Sellaband looks like another site trying to make a buck on the hard work and
naivety of struggling musicians. Their "expert" producers are c-list producers
at best, their A&R people aren't any of the industry's big names and are a
completely unnecessary part of the transaction. The company takes a publishing
% into perpetuity, owns masters, and it looks like they're over inflating
costs - that's probably where they're making their profit. This is a really
bad idea for any band, and a waste of money from the fan perspective.

Amie St. is a company that I think has some really good disruptive potential
in the music indsutry.

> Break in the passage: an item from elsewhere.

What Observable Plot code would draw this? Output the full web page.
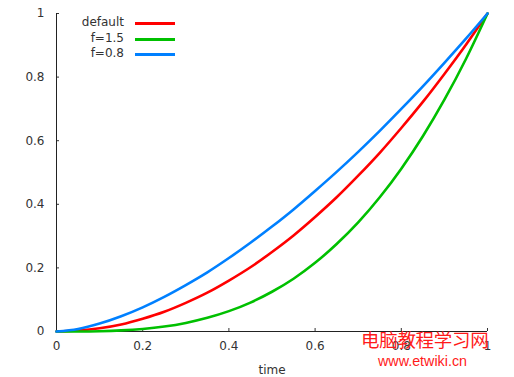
<!DOCTYPE html>
<html><head><meta charset="utf-8">
<script src="https://cdn.jsdelivr.net/npm/d3@7"></script>
<script src="https://cdn.jsdelivr.net/npm/@observablehq/plot@0.6"></script>
<style>
body{margin:0;background:#fff;}
#wrap{position:relative;width:514px;height:377px;font-family:"DejaVu Sans",sans-serif;}
#legend{position:absolute;left:0;top:0;font-size:12px;color:#333;}
.row{position:absolute;white-space:nowrap;}
.lbl{position:absolute;text-align:right;width:80px;}
.ln{position:absolute;height:3px;width:40px;}
#wm1{position:absolute;left:361px;top:330px;font-family:"Noto Sans CJK SC";font-size:18.5px;color:#ff1a1a;letter-spacing:-0.3px;line-height:1;}
#wm2{position:absolute;left:378px;top:354px;font-family:"Liberation Sans",Arial;font-size:14.3px;color:#ff1a1a;line-height:1;}
</style></head>
<body><div id="wrap"></div>
<script>
const times = [0,0.05,0.1,0.15,0.2,0.25,0.3,0.35,0.4,0.45,0.5,0.55,0.6,0.65,0.7,0.75,0.8,0.85,0.9,0.95,1];
const defaultVals = [0,0.003,0.01,0.022,0.04,0.062,0.09,0.122,0.16,0.202,0.25,0.302,0.36,0.422,0.49,0.562,0.64,0.722,0.81,0.902,1];
const f15Vals = [0,0.0001,0.001,0.0034,0.008,0.0156,0.027,0.043,0.064,0.091,0.125,0.166,0.216,0.275,0.343,0.422,0.512,0.614,0.729,0.857,1];
const f08Vals = [0,0.008,0.025,0.048,0.076,0.109,0.146,0.186,0.231,0.279,0.33,0.384,0.442,0.502,0.565,0.631,0.7,0.771,0.845,0.921,1];
const seriesNames = ["default","f=1.5","f=0.8"];
const seriesColors = ["#ff0000","#00c000","#0080ff"];
const xTicks = [0,0.2,0.4,0.6,0.8,1];
const yTicks = [0,0.2,0.4,0.6,0.8,1];

const allVals = [defaultVals, f15Vals, f08Vals];
const rows = [];
seriesNames.forEach((s,i)=>times.forEach((t,j)=>rows.push({t, v: allVals[i][j], s})));

const chart = Plot.plot({
  width: 514, height: 377,
  marginLeft: 56, marginRight: 27, marginTop: 13, marginBottom: 46,
  style: {fontFamily: "DejaVu Sans, sans-serif", fontSize: "12px", color: "#333", background: "#fff"},
  x: {domain: [0,1]},
  y: {domain: [0,1]},
  color: {domain: seriesNames, range: seriesColors},
  marks: [
    Plot.axisX({ticks: xTicks, tickSize: -3, tickPadding: 13, tickFormat: d => String(d), label: "time", labelAnchor: "center", labelArrow: "none", labelOffset: 42, fontSize: 12}),
    Plot.axisY({ticks: yTicks, tickSize: -3, tickPadding: 15, tickFormat: d => String(d), label: null, fontSize: 12}),
    Plot.ruleX([0], {stroke: "#222"}),
    Plot.ruleY([0], {stroke: "#222"}),
    Plot.line(rows, {x: "t", y: "v", z: "s", stroke: "s", strokeWidth: 2.6, curve: "monotone-x"})
  ]
});
const wrap = document.getElementById("wrap");
wrap.appendChild(chart);

const legend = document.createElement("div");
legend.id = "legend";
const rowTops = [15, 31, 46];
seriesNames.forEach((n,i)=>{
  const r = document.createElement("div"); r.className="row"; r.style.top = rowTops[i]+"px";
  const l = document.createElement("div"); l.className="lbl"; l.style.left="44px"; l.textContent=n;
  const ln = document.createElement("div"); ln.className="ln"; ln.style.left="135px"; ln.style.top="7px"; ln.style.background=seriesColors[i];
  r.appendChild(l); r.appendChild(ln); legend.appendChild(r);
});
wrap.appendChild(legend);
const w1 = document.createElement("div"); w1.id="wm1"; w1.textContent="电脑教程学习网"; wrap.appendChild(w1);
const w2 = document.createElement("div"); w2.id="wm2"; w2.textContent="www.etwiki.cn"; wrap.appendChild(w2);
</script></body></html>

I love the idea and am glad to see they're getting some
weight thrown behind them.

Zaydana: I think there's potential for someone to come in and do this
properly, Sellaband has exploitive industry slime all over it.

------
zaydana
I wasn't quite certain, then I looked at the "leaders". Theres already quite a
few artists who have raised over $25,000, and are over half way there! The top
10 artists alone have raised over $200,000 so far.

Its a great concept. It sucks for me though, because I had planned on doing
something similar, and now I find out my idea isn't that original :-(